After wanting to move the Tainui statue at Rotokawau/Virginia Lake for years, a trust made it happen last year and blessed the statue in its new location on March 3.
Most of the work on the Tainui statue was done by Whanganui sculptor Joan Morrell, who died in January last year.
Before she died she told her brother, Nobby Bullock, that the statue should be moved so that Tainui's tears were closer to the lake edge, as befitting her story.
The move was made late last year. The cost and effort needed were substantial, Virginia Lake Trust chairman Terry Coxon said. The statue and the rock it sat on weighed nearly 3 tonnes, and resource consent was needed.
The artwork's new position is more visible and accessible. The statue is unchanged, but its plaques were hard to read and a new sign giving the story behind it has been put up.
The legend of Tainui has it that she was the beautiful daughter of a chief at Putikituna Pā, situated on the banks of the Tangarakau River as it joins the Whanganui. Also at the pā was a young man called Turere, who loved birds and spent long hours in the bush listening to them and learning their language.
One day Tainui heard him talking to the birds. She loved them too and asked him to teach her their language. The two spent long hours together and fell in love.

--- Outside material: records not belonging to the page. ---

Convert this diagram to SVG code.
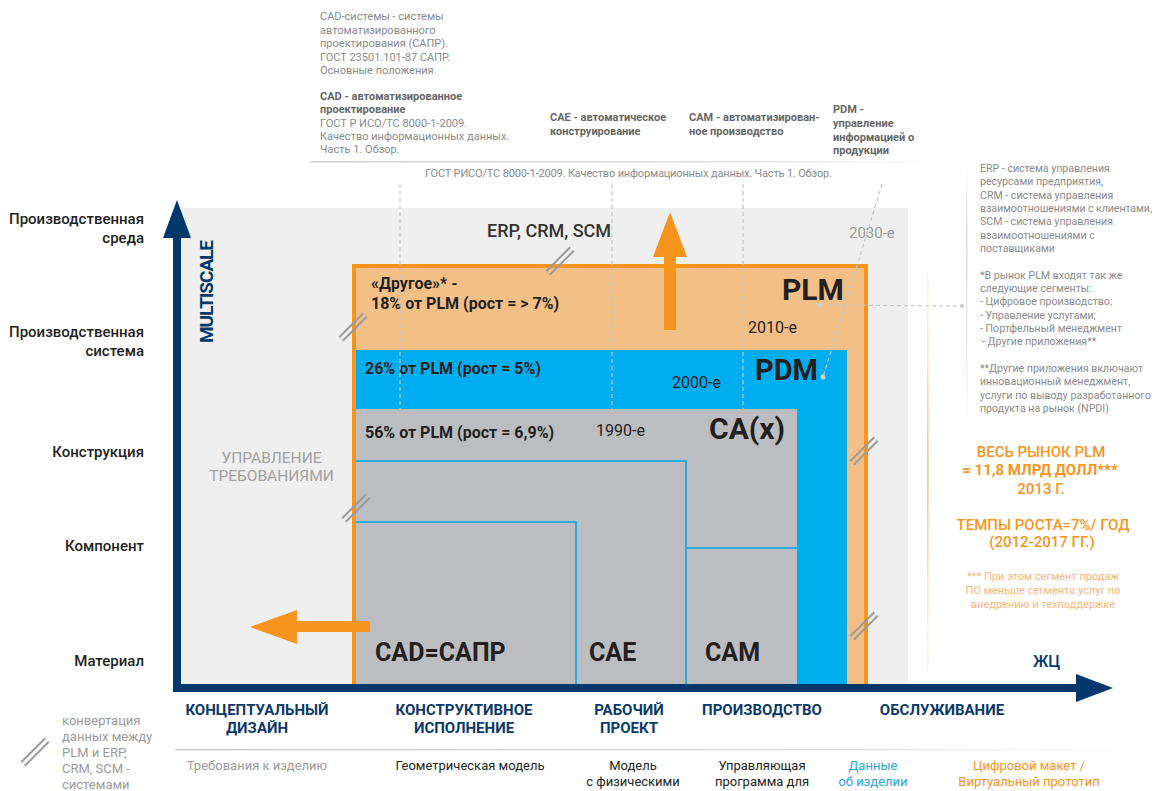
<svg xmlns="http://www.w3.org/2000/svg" width="1155" height="791" viewBox="0 0 1155 791">
<defs>
<style>
text{font-family:Roboto,"Liberation Sans",sans-serif}
.note{font-size:11px;fill:#8a8a8a}
.rn{font-size:10.6px;fill:#8a8a8a}
.noteb{font-size:11px;font-weight:700;fill:#666}
.lab{font-size:15px;font-weight:500;fill:#231f20;text-anchor:end}
.phase{font-size:15px;font-weight:700;fill:#0b3a6a;text-anchor:middle}
.desc{font-size:13px;text-anchor:middle}
.pct{font-size:16px;font-weight:700;fill:#231f20}
.era{font-size:16px;fill:#231f20}
.big{font-weight:700;fill:#231f20}
.dash{stroke:#c6c6c6;stroke-width:1.2;stroke-dasharray:4 3;fill:none}
.sl{stroke:#9a9a9a;stroke-width:2}
.blu{stroke:#29abe2;stroke-width:2;fill:none}
.org{fill:#f7941d}
.ot{fill:#f7941d;text-anchor:middle;font-size:15px;font-weight:500}
</style>
<g id="slash"><line class="sl" x1="-13.8" y1="10.2" x2="10.2" y2="-13.8"/><line class="sl" x1="-10.2" y1="13.8" x2="13.8" y2="-10.2"/></g>
<linearGradient id="gH" x1="0" x2="1" y1="0" y2="0"><stop offset="0" stop-color="#d0d0d0"/><stop offset="0.7" stop-color="#e0e0e0"/><stop offset="1" stop-color="#e0e0e0" stop-opacity="0"/></linearGradient>
<linearGradient id="gV" x1="0" x2="0" y1="0" y2="1"><stop offset="0" stop-color="#e6e6e6" stop-opacity="0"/><stop offset="0.3" stop-color="#dcdcdc"/><stop offset="1" stop-color="#e6e6e6" stop-opacity="0.3"/></linearGradient>
<linearGradient id="gO" x1="0" x2="0" y1="0" y2="1"><stop offset="0" stop-color="#f7941d" stop-opacity="0"/><stop offset="0.5" stop-color="#f7941d" stop-opacity="0.6"/><stop offset="1" stop-color="#f7941d" stop-opacity="0"/></linearGradient>
</defs>
<rect width="1155" height="791" fill="#fff"/>

<!-- top notes -->
<g id="note-cad">
<text class="note" x="320" y="20">CAD-системы - системы</text>
<text class="note" x="320" y="33.5">автоматизированного</text>
<text class="note" x="320" y="47">проектирования (САПР).</text>
<text class="note" x="320" y="60.5">ГОСТ 23501.101-87 САПР.</text>
<text class="note" x="320" y="74">Основные положения.</text>
<text class="noteb" x="320" y="100">CAD - автоматизированное</text>
<text class="noteb" x="320" y="113">проектирование</text>
<text class="note" x="320" y="126.5">ГОСТ Р ИСО/ТС 8000-1-2009.</text>
<text class="note" x="320" y="140">Качество информационных данных.</text>
<text class="note" x="320" y="153">Часть 1. Обзор.</text>
</g>
<g id="note-cae">
<text class="noteb" x="550" y="121">CAE - автоматическое</text>
<text class="noteb" x="550" y="134.5">конструирование</text>
</g>
<g id="note-cam">
<text class="noteb" x="689" y="121">CAM - автоматизирован-</text>
<text class="noteb" x="689" y="134.5">ное производство</text>
</g>
<g id="note-pdm">
<text class="noteb" x="833" y="113">PDM -</text>
<text class="noteb" x="833" y="127">управление</text>
<text class="noteb" x="833" y="141">информацией о</text>
<text class="noteb" x="833" y="154">продукции</text>
</g>
<rect x="310" y="161" width="630" height="1.5" fill="url(#gH)"/>
<g id="note-gost"><text class="note" x="425" y="177" textLength="407">ГОСТ РИСО/ТС 8000-1-2009.  Качество информационных данных. Часть 1. Обзор.</text></g>

<!-- right notes -->
<rect x="966" y="160" width="1.6" height="256" fill="url(#gV)"/>
<g id="note-right">
<text class="rn" x="980" y="172">ERP - система управления</text>
<text class="rn" x="980" y="185.3">ресурсами предприятия,</text>
<text class="rn" x="980" y="198.6">CRM - система управления</text>
<text class="rn" x="980" y="212" textLength="172">взаимоотношениями с клиентами,</text>
<text class="rn" x="980" y="225.3">SCM - система управления</text>
<text class="rn" x="980" y="238.6">взаимоотношениями с</text>
<text class="rn" x="980" y="252">поставщиками</text>
<text class="rn" x="980" y="278.6">*В рынок PLM входят так же</text>
<text class="rn" x="980" y="292">следующие сегменты:</text>
<text class="rn" x="980" y="305.3">- Цифровое производство;</text>
<text class="rn" x="980" y="318.6">- Управление услугами;</text>
<text class="rn" x="980" y="332">- Портфельный менеджмент</text>
<text class="rn" x="982" y="345.3">- Другие  приложения**</text>
<text class="rn" x="980" y="372">**Другие приложения включают</text>
<text class="rn" x="980" y="385.3">инновационный менеджмент,</text>
<text class="rn" x="980" y="398.6" textLength="171">услуги по выводу разработанного</text>
<text class="rn" x="980" y="412">продукта на рынок (NPDI)</text>
</g>

<g id="market">
<text class="ot" x="1041" y="457">ВЕСЬ РЫНОК PLM</text>
<text class="ot" x="1040" y="475" style="font-weight:700">= 11,8 МЛРД ДОЛЛ***</text>
<text class="ot" x="1041" y="494">2013 Г.</text>
<text class="ot" x="1043" y="530">ТЕМПЫ РОСТА=7%/ ГОД</text>
<text class="ot" x="1042" y="547">(2012-2017 ГГ.)</text>
<text x="1043" y="580" style="font-size:11px;fill:#f9b57c;text-anchor:middle">*** При этом сегмент продаж</text>
<text x="1043" y="594" style="font-size:11px;fill:#f9b57c;text-anchor:middle">ПО меньше сегмента услуг по</text>
<text x="1043" y="608" style="font-size:11px;fill:#f9b57c;text-anchor:middle">внедрению и техподдержке</text>
</g>
<rect x="927" y="255" width="1.6" height="435" fill="url(#gO)"/>

<!-- chart background -->
<g id="env">
<rect x="181" y="208" width="727" height="476" fill="#efefef"/>
<text x="849" y="238" style="font-size:15px;fill:#9a9a9a">2030-е</text>
<text x="487" y="237" style="font-size:18px;font-weight:500;fill:#333">ERP, CRM, SCM</text>
<text x="271.5" y="463" style="font-size:15.5px;fill:#a0a0a0;text-anchor:middle">УПРАВЛЕНИЕ</text>
<text x="271.5" y="481" style="font-size:15.5px;fill:#a0a0a0;text-anchor:middle">ТРЕБОВАНИЯМИ</text>
</g>

<g id="plm">
<rect x="354" y="266" width="512" height="422" fill="#f2bf87" stroke="#f7941d" stroke-width="4"/>
<text class="pct" x="371" y="289">«Другое»* -</text>
<text class="pct" x="371" y="309">18% от PLM (рост = &gt; 7%)</text>
<text class="big" x="782" y="300" style="font-size:30px">PLM</text>
<text class="era" x="748" y="333">2010-е</text>
</g>

<g id="pdm">
<rect x="356" y="350" width="491" height="334" fill="#00aeef"/>
<text class="pct" x="365" y="374">26% от PLM (рост = 5%)</text>
<text class="era" x="672" y="388">2000-е</text>
<text class="big" x="755" y="380" style="font-size:29px">PDM</text>
</g>

<g id="cax">
<rect x="356" y="409" width="441" height="275" fill="#bcbdc1"/>
<text class="pct" x="365" y="438">56% от PLM (рост = 6,9%)</text>
<text class="era" x="596" y="436">1990-е</text>
<text class="big" x="709" y="439" style="font-size:30px">CA(x)</text>
</g>

<g id="cad">
<polyline class="blu" points="356,522 576,522 576,684"/>
<text class="big" x="375" y="661" style="font-size:25px">CAD=САПР</text>
</g>
<g id="cae">
<polyline class="blu" points="356,461 686,461 686,684"/>
<text class="big" x="589" y="661" style="font-size:25px">CAE</text>
</g>
<g id="cam">
<line class="blu" x1="686" y1="548" x2="797" y2="548"/>
<text class="big" x="705" y="661" style="font-size:25px">CAM</text>
</g>

<!-- connectors -->
<g id="connectors">
<line class="dash" x1="400" y1="184" x2="400" y2="409"/>
<line class="dash" x1="612" y1="184" x2="612" y2="409"/>
<line class="dash" x1="743" y1="184" x2="743" y2="409"/>
<line class="dash" x1="882" y1="184" x2="823" y2="377"/>
<circle cx="823" cy="377" r="2.5" fill="#d0d0d0"/>
<line class="dash" x1="820" y1="305" x2="960" y2="306"/>
<circle cx="820" cy="305" r="2.5" fill="#d0d0d0"/>
<circle cx="962" cy="306" r="2" fill="#c6c6c6"/>
</g>

<!-- slashes -->
<g id="slashes">
<use href="#slash" x="353" y="327"/>
<use href="#slash" x="560" y="261"/>
<use href="#slash" x="356" y="508"/>
<use href="#slash" x="864" y="451"/>
<use href="#slash" x="864" y="626"/>
</g>

<!-- arrows -->
<g id="arrow-up">
<rect x="664" y="255" width="12" height="75" class="org"/>
<polygon points="670,212 653,257 687,257" class="org"/>
</g>
<g id="arrow-left">
<rect x="295" y="621" width="75" height="11" class="org"/>
<polygon points="250,627 297,610 297,644" class="org"/>
</g>

<!-- axes -->
<g id="axes">
<rect x="173" y="236" width="8" height="456" fill="#00386b"/>
<polygon points="177,200 163,238 191,238" fill="#00386b"/>
<rect x="173" y="684" width="905" height="8" fill="#00386b"/>
<polygon points="1076,674 1113,688 1076,702" fill="#00386b"/>
<text transform="translate(213,343) rotate(-90)" textLength="103" style="font-size:19px;font-weight:700;fill:#00386b">MULTISCALE</text>
<text x="1033" y="667" style="font-size:16px;font-weight:500;fill:#00386b">ЖЦ</text>
</g>

<g id="scale-labels">
<text class="lab" x="144" y="224">Производственная</text>
<text class="lab" x="144" y="243">среда</text>
<text class="lab" x="144" y="337">Производственная</text>
<text class="lab" x="144" y="356">система</text>
<text class="lab" x="144" y="457">Конструкция</text>
<text class="lab" x="144" y="551">Компонент</text>
<text class="lab" x="144" y="666">Материал</text>
</g>

<g id="phases">
<text class="phase" x="257" y="715">КОНЦЕПТУАЛЬНЫЙ</text>
<text class="phase" x="257" y="733">ДИЗАЙН</text>
<text class="phase" x="464" y="715">КОНСТРУКТИВНОЕ</text>
<text class="phase" x="464" y="733">ИСПОЛНЕНИЕ</text>
<text class="phase" x="629" y="715">РАБОЧИЙ</text>
<text class="phase" x="629" y="733">ПРОЕКТ</text>
<text class="phase" x="762" y="715">ПРОИЗВОДСТВО</text>
<text class="phase" x="942" y="715">ОБСЛУЖИВАНИЕ</text>
</g>
<rect x="175" y="749" width="965" height="1.5" fill="url(#gH)"/>

<g id="outputs">
<text class="desc" x="257" y="770" style="fill:#9a9a9a">Требования к изделию</text>
<text class="desc" x="470" y="770" style="fill:#231f20">Геометрическая модель</text>
<text class="desc" x="633" y="770" style="fill:#231f20">Модель</text>
<text class="desc" x="633" y="786" style="fill:#231f20">с физическими</text>
<text class="desc" x="762" y="770" style="fill:#231f20">Управляющая</text>
<text class="desc" x="762" y="786" style="fill:#231f20">программа для</text>
<text class="desc" x="873" y="770" style="fill:#29a3dd">Данные</text>
<text class="desc" x="873" y="786" style="fill:#29a3dd">об изделии</text>
<text class="desc" x="1029" y="770" style="fill:#f7941d">Цифровой макет /</text>
<text class="desc" x="1029" y="786" style="fill:#f7941d">Виртуальный прототип</text>
</g>

<g id="legend">
<use href="#slash" x="35" y="752"/>
<text x="62" y="725" style="font-size:13px;fill:#9a9a9a">конвертация</text>
<text x="62" y="741" style="font-size:13px;fill:#9a9a9a">данных между</text>
<text x="62" y="757" style="font-size:13px;fill:#9a9a9a">PLM и ERP,</text>
<text x="62" y="773" style="font-size:13px;fill:#9a9a9a">CRM, SCM -</text>
<text x="62" y="789" style="font-size:13px;fill:#9a9a9a">системами</text>
</g>
</svg>
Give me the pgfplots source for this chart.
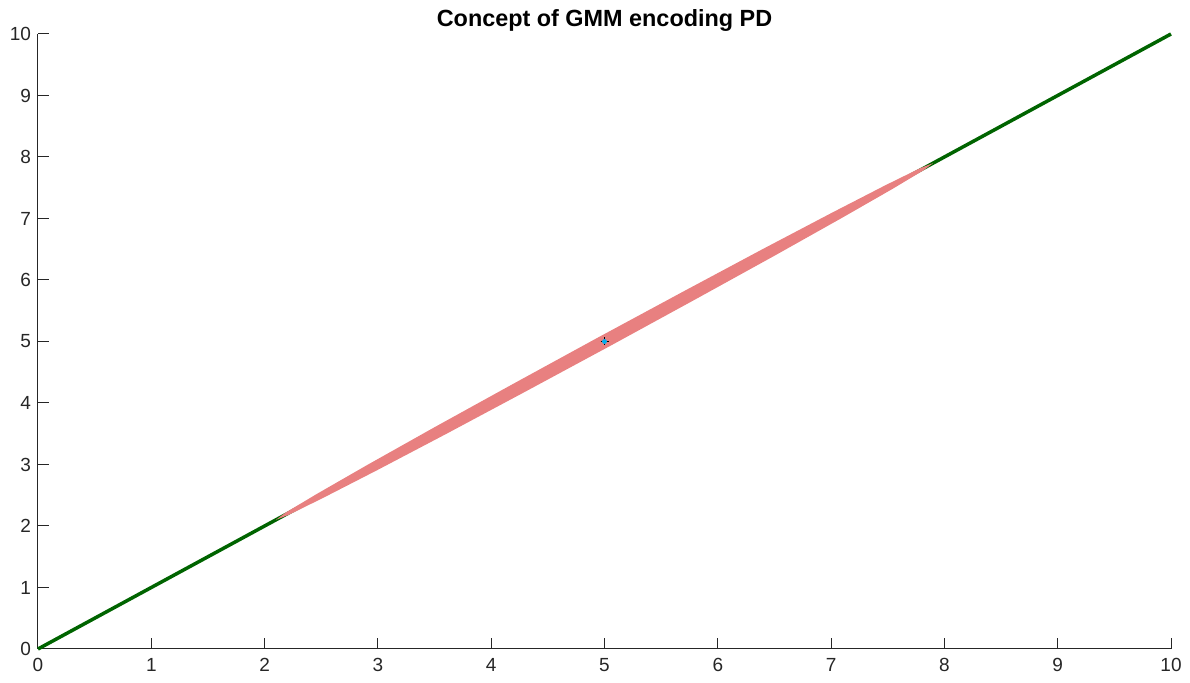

News of Tainui's beauty and accomplishments reached Ranginui, a proud and boastful chief from a pā on the Whanganui River. He made himself a canoe and went to Putikituna to ask for Tainui as his wife.
Hearing about her love for Turere, Ranginui threatened to kill him. Tainui warned Turere to flee and he travelled south towards the Waitōtara River and the coast. But Ranginui followed and caught him where he lay exhausted on a hill.
Ranginui killed his rival, which angered the gods. A storm struck, Ranginui was cut down and rain poured for days, covering the two bodies with a lake.
Tainui had followed her lover. When she came to the shores of the lake the birds told her of Turere's death. She knelt beside the water and her tears added to the waters.
The statue of Tainui came about after Maxwell Smart, historian and former Whanganui Regional Museum director, told members of the former Whanganui Historical Society the legend. He said he hoped a statue portraying the legend would be made and placed at the lake.
The statue was commissioned by the society as a memorial to Smart and unveiled on June 3, 1978.